Lavoro e infiltrazioni mafiose: lacune dello stato e difficoltà dei lavoratori

“Il costo del lavoro illegale nel commercio, turismo e appalti: combattere le mafie per un terziario sostenibili”, un interessante dibattito si è tenuto a Riccione, nell’ambito del XIV Congresso della Filcams Cgil Nazionale, alla presenza di Maurizio De Lucia, Sostituto Procuratore Nazionale antimafia, Francesco Menditto, Procuratore Generale di Lanciano, e Rosy Bindi, Presidente Commissione Parlamentare Antimafia.

Il dibattito è stato introdotto da alcuni contributi e storie delle lavoratrici e dei lavoratori del settore, impegnati, nel loro territorio, a combattere l’illegalità, a volte con tanti, forse troppi ostacoli anche da parte di chi dovrebbe difendere e tutelare. Un fenomeno trasversale, che va da nord a sud, e si inserisce in tutti i campi.

Roberto, di Castelvetrano, lavoratore del Gruppo Sei GDO, un’azienda posta sotto sequestro 6 anni fa e da poco confiscata, chiede maggiore concretezza: “Si parla tanto di mafia, dei problemi che si incontrano, di come gestire i beni confiscati, ma non si parla delle soluzioni. Sono certo che si incontrano dei problemi importanti, ma è arrivato il momento di dire basta, trovare soluzioni concrete, non solo proposte che arrivano dall’esterno”.

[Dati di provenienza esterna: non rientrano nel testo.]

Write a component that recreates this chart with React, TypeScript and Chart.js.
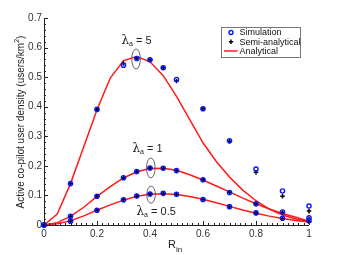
import React, { useEffect, useRef } from "react";
import { Chart, registerables } from "chart.js";

Chart.register(...registerables);

const pointX = [0, 0.1, 0.2, 0.3, 0.35, 0.4, 0.45, 0.5, 0.6, 0.7, 0.8, 0.9, 1.0];
const sim5 = [0, 0.140, 0.391, 0.540, 0.563, 0.559, 0.532, 0.492, 0.393, 0.285, 0.189, 0.115, 0.064];
const semi5 = [0, 0.140, 0.391, 0.546, 0.563, 0.559, 0.532, 0.487, 0.393, 0.283, 0.178, 0.097, 0.047];
const sim1 = [0, 0.029, 0.097, 0.160, 0.181, 0.193, 0.192, 0.184, 0.153, 0.110, 0.072, 0.044, 0.024];
const semi1 = [0, 0.029, 0.097, 0.160, 0.181, 0.193, 0.192, 0.184, 0.154, 0.111, 0.071, 0.042, 0.020];
const sim05 = [0, 0.013, 0.050, 0.085, 0.098, 0.105, 0.107, 0.104, 0.086, 0.062, 0.041, 0.023, 0.014];
const semi05 = [0, 0.013, 0.050, 0.085, 0.098, 0.105, 0.107, 0.104, 0.086, 0.062, 0.040, 0.022, 0.011];

const lineX = [0, 0.05, 0.1, 0.15, 0.2, 0.25, 0.3, 0.35, 0.4, 0.45, 0.5, 0.55, 0.6, 0.65, 0.7, 0.75, 0.8, 0.85, 0.9, 0.95, 1.0];
const ana5 = [0, 0.037, 0.14, 0.265, 0.39, 0.497, 0.556, 0.570, 0.552, 0.505, 0.435, 0.356, 0.278, 0.215, 0.162, 0.118, 0.082, 0.054, 0.034, 0.020, 0.012];
const ana1 = [0, 0.008, 0.029, 0.06, 0.097, 0.13, 0.159, 0.18, 0.191, 0.192, 0.185, 0.17, 0.152, 0.132, 0.112, 0.091, 0.072, 0.054, 0.039, 0.026, 0.013];
const ana05 = [0, 0.004, 0.014, 0.031, 0.050, 0.068, 0.084, 0.097, 0.104, 0.106, 0.103, 0.096, 0.087, 0.075, 0.063, 0.051, 0.040, 0.030, 0.022, 0.015, 0.010];

const xTickLabels = ["0", "0.2", "0.4", "0.6", "0.8", "1"];
const yTickLabels = ["0", "0.1", "0.2", "0.3", "0.4", "0.5", "0.6", "0.7"];
const legendLabels = ["Simulation", "Semi-analytical", "Analytical"];
const curveLabels = ["5", "1", "0.5"];
// annotation anchors in data coordinates: [labelX, labelBaselineY, ellipseX, ellipseY]
const annotations = [
  [0.292, 0.613, 0.3475, 0.5615],
  [0.334, 0.248, 0.403, 0.193],
  [0.349, 0.035, 0.404, 0.1026],
];

const BLUE = "#0a14ff";
const RED = "#ff1a1a";

const pts = (xs: number[], ys: number[]) => xs.map((x, i) => ({ x, y: ys[i] }));

export default function App() {
  const ref = useRef<HTMLCanvasElement>(null);
  useEffect(() => {
    if (!ref.current) return;
    const simStyle = {
      showLine: false,
      pointStyle: "circle" as const,
      pointRadius: 2.1,
      pointBorderWidth: 1.4,
      pointBorderColor: BLUE,
      pointBackgroundColor: "rgba(0,0,0,0)",
      borderColor: BLUE,
      clip: false as any,
    };
    const semiStyle = {
      showLine: false,
      pointStyle: "cross" as const,
      pointRadius: 2.3,
      pointBorderWidth: 1.5,
      pointBorderColor: "#000",
      pointBackgroundColor: "#000",
      borderColor: "#000",
      clip: false as any,
    };
    const lineStyle = {
      showLine: true,
      borderColor: RED,
      borderWidth: 1.5,
      pointRadius: 0,
      tension: 0,
      fill: false,
      clip: false as any,
    };

    const plugin = {
      id: "decor",
      afterDraw(chart: any) {
        const ctx = chart.ctx;
        const xs = chart.scales.x;
        const ys = chart.scales.y;
        const ca = chart.chartArea;
        ctx.save();
        // axis lines
        ctx.strokeStyle = "#222";
        ctx.lineWidth = 1;
        ctx.beginPath();
        ctx.moveTo(ca.left + 0.5, ca.top);
        ctx.lineTo(ca.left + 0.5, ca.bottom + 0.5);
        ctx.lineTo(ca.right, ca.bottom + 0.5);
        ctx.stroke();
        // ticks (inward)
        ctx.beginPath();
        for (let i = 0; i <= 50; i++) {
          const v = i * 0.02;
          const px = Math.round(xs.getPixelForValue(v)) + 0.5;
          const len = i % 10 === 0 ? 4 : 2;
          ctx.moveTo(px, ca.bottom);
          ctx.lineTo(px, ca.bottom - len);
        }
        for (let i = 0; i <= 35; i++) {
          const v = i * 0.02;
          const py = Math.round(ys.getPixelForValue(v)) + 0.5;
          const len = i % 5 === 0 ? 4 : 2;
          ctx.moveTo(ca.left, py);
          ctx.lineTo(ca.left + len, py);
        }
        ctx.stroke();

        // y title
        ctx.fillStyle = "#222";
        ctx.textBaseline = "alphabetic";
        const main = "Active co-pilot user density (users/km";
        ctx.font = "10px 'Liberation Sans', Arial, sans-serif";
        const wMain = ctx.measureText(main).width;
        ctx.font = "7px 'Liberation Sans', Arial, sans-serif";
        const wSup = ctx.measureText("2").width;
        ctx.font = "10px 'Liberation Sans', Arial, sans-serif";
        const wEnd = ctx.measureText(")").width;
        const total = wMain + wSup + wEnd;
        ctx.save();
        ctx.translate(24, 122);
        ctx.rotate(-Math.PI / 2);
        let cx = -total / 2;
        ctx.textAlign = "left";
        ctx.fillText(main, cx, 0);
        cx += wMain;
        ctx.font = "7px 'Liberation Sans', Arial, sans-serif";
        ctx.fillText("2", cx, -5);
        cx += wSup;
        ctx.font = "10px 'Liberation Sans', Arial, sans-serif";
        ctx.fillText(")", cx, 0);
        ctx.restore();

        // x title
        ctx.font = "11px 'Liberation Sans', Arial, sans-serif";
        ctx.textAlign = "left";
        ctx.fillText("R", 168, 248);
        const rw = ctx.measureText("R").width;
        ctx.font = "8px 'Liberation Sans', Arial, sans-serif";
        ctx.fillText("in", 168 + rw, 252);

        // annotations
        annotations.forEach((a, i) => {
          const lx = xs.getPixelForValue(a[0]);
          const ly = ys.getPixelForValue(a[1]);
          ctx.fillStyle = "#222";
          ctx.font = "12px 'DejaVu Serif', serif";
          ctx.fillText("λ", lx, ly);
          const lw = ctx.measureText("λ").width;
          ctx.font = "7px 'Liberation Sans', Arial, sans-serif";
          ctx.fillText("a", lx + lw, ly + 2.5);
          const aw = ctx.measureText("a").width;
          ctx.font = "11px 'Liberation Sans', Arial, sans-serif";
          ctx.fillText(" = " + curveLabels[i], lx + lw + aw, ly);
          const ex = xs.getPixelForValue(a[2]);
          const ey = ys.getPixelForValue(a[3]);
          ctx.strokeStyle = "#555";
          ctx.lineWidth = 0.9;
          ctx.beginPath();
          ctx.ellipse(ex, ey, 4.3, i === 2 ? 8.5 : 10, 0, 0, Math.PI * 2);
          ctx.stroke();
        });

        // legend
        const bx = 221.5, by = 27.5, bw = 79, bh = 30;
        ctx.fillStyle = "#fff";
        ctx.fillRect(bx, by, bw, bh);
        ctx.strokeStyle = "#777";
        ctx.lineWidth = 1;
        ctx.strokeRect(bx, by, bw, bh);
        ctx.font = "9px 'Liberation Sans', Arial, sans-serif";
        ctx.fillStyle = "#111";
        ctx.textBaseline = "middle";
        const rows = [32.5, 41.8, 51];
        legendLabels.forEach((t, i) => {
          ctx.fillText(t, 239.5, rows[i] + 0.5);
        });
        // markers
        ctx.strokeStyle = BLUE;
        ctx.lineWidth = 1.4;
        ctx.beginPath();
        ctx.arc(231, rows[0], 2, 0, Math.PI * 2);
        ctx.stroke();
        ctx.strokeStyle = "#000";
        ctx.lineWidth = 1.5;
        ctx.beginPath();
        ctx.moveTo(228.8, rows[1]);
        ctx.lineTo(233.2, rows[1]);
        ctx.moveTo(231, rows[1] - 2.2);
        ctx.lineTo(231, rows[1] + 2.2);
        ctx.stroke();
        ctx.strokeStyle = RED;
        ctx.lineWidth = 1.5;
        ctx.beginPath();
        ctx.moveTo(224, rows[2]);
        ctx.lineTo(237.5, rows[2]);
        ctx.stroke();
        ctx.restore();
      },
    };

    const chart = new Chart(ref.current, {
      type: "scatter",
      data: {
        datasets: [
          { label: "Simulation λa=5", data: pts(pointX, sim5), ...simStyle },
          { label: "Simulation λa=1", data: pts(pointX, sim1), ...simStyle },
          { label: "Simulation λa=0.5", data: pts(pointX, sim05), ...simStyle },
          { label: "Semi-analytical λa=5", data: pts(pointX, semi5), ...semiStyle },
          { label: "Semi-analytical λa=1", data: pts(pointX, semi1), ...semiStyle },
          { label: "Semi-analytical λa=0.5", data: pts(pointX, semi05), ...semiStyle },
          { label: "Analytical λa=5", data: pts(lineX, ana5), ...lineStyle },
          { label: "Analytical λa=1", data: pts(lineX, ana1), ...lineStyle },
          { label: "Analytical λa=0.5", data: pts(lineX, ana05), ...lineStyle },
        ] as any,
      },
      options: {
        responsive: false,
        animation: false,
        layout: { padding: { left: 0, right: 32, top: 18, bottom: 0 } },
        plugins: { legend: { display: false }, tooltip: { enabled: false } },
        scales: {
          x: {
            type: "linear",
            min: 0,
            max: 1,
            grid: { display: false, drawTicks: false },
            border: { display: false },
            ticks: {
              stepSize: 0.2,
              padding: 3,
              color: "#333",
              font: { family: "'Liberation Sans', Arial, sans-serif", size: 10 },
              maxRotation: 0,
              callback: (_v: any, i: number) => xTickLabels[i],
            },
            afterFit: (s: any) => {
              s.height = 30;
            },
          },
          y: {
            type: "linear",
            min: 0,
            max: 0.7,
            grid: { display: false, drawTicks: false },
            border: { display: false },
            ticks: {
              stepSize: 0.1,
              padding: 2,
              color: "#333",
              font: { family: "'Liberation Sans', Arial, sans-serif", size: 10 },
              callback: (_v: any, i: number) => yTickLabels[i],
            },
            afterFit: (s: any) => {
              s.width = 44;
            },
          },
        },
      } as any,
      plugins: [plugin],
    });
    return () => chart.destroy();
  }, []);
  return (
    <div style={{ position: "fixed", left: 0, top: 0, width: 341, height: 255, background: "#fff" }}>
      <canvas ref={ref} width={341} height={255} />
    </div>
  );
}
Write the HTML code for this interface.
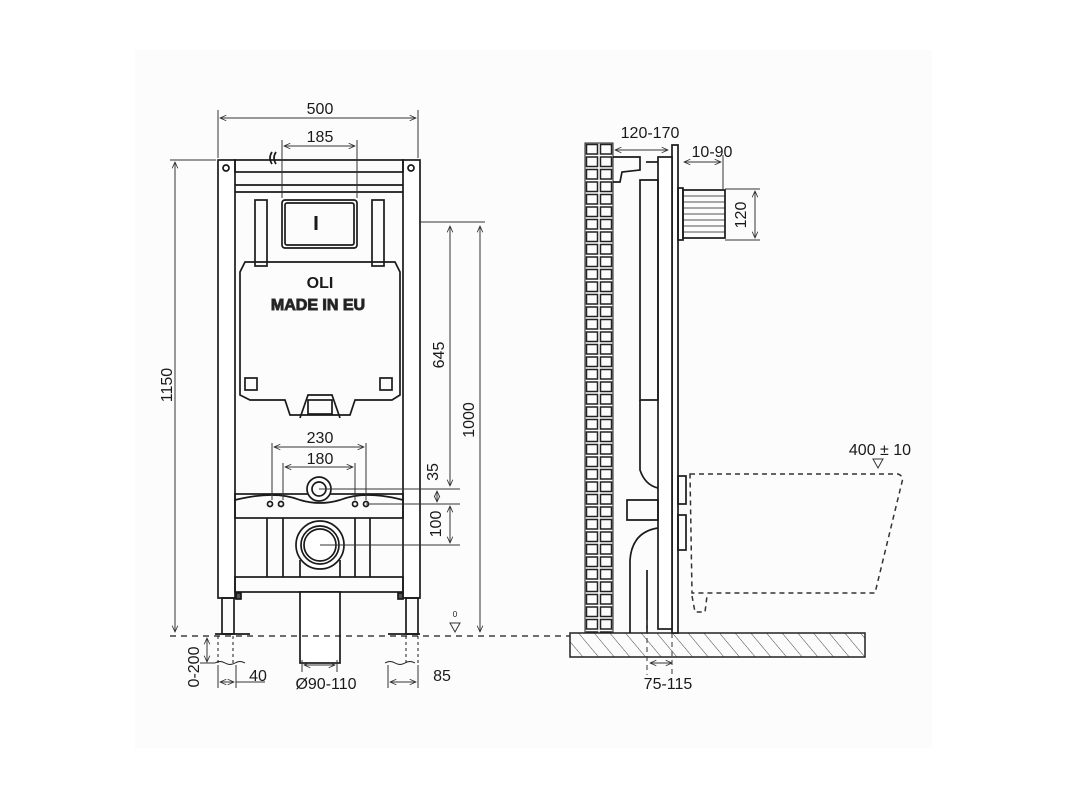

“L’illegalità è un danno economico enorme perché spazza via l’economica legale, già in difficoltà” ha affermato Gaetano, calabrese, ma da anni in Emilia Romagna, “e la mafia rischia di diventare il punto di appoggio, ricettrice di bisogni. I cittadini in difficoltà si rivolgono alle mafie, con danni sociali enormi”. Simonetta di Asti, ricorda le difficoltà dei lavoratori in un contesto di illegalità: “i lavoratori sono parte lesa e pagano le colpe del datore di lavoro che agisce nell’illegalità; lo stesso accesso agli ammortizzatori è spesso negato”.

Le infiltrazioni mafiose, si ripercuotono sui settori del commercio, turismo e servizi, e sono presenti anche nel Lazio. 645 beni sequestrati con 140 aziende, sesto posto in Italia, soprattutto al centro di Roma. Le mafie infatti scelgono la capitale, perché riescono a mimetizzare gli investimenti in un mercato ampio e dinamico.

“Ancor più grave” afferma Valentina di Roma, “ è che il 90% delle aziende sotto sequestro è destinata a fallire con la relativa perdita di posti di lavoro”.

Basta parole, bisogna trovare soluzioni concrete, politiche di rilancio dopo il sequestro e la confisca dei beni, soluzioni che diano un futuro alle lavoratrici e ai lavoratori. Che si smetta di dire, “con la mafia si lavora, con lo stato no!”.

Con la speranza che le voci e le richieste dei lavoratori siano arrivate alle orecchie giuste.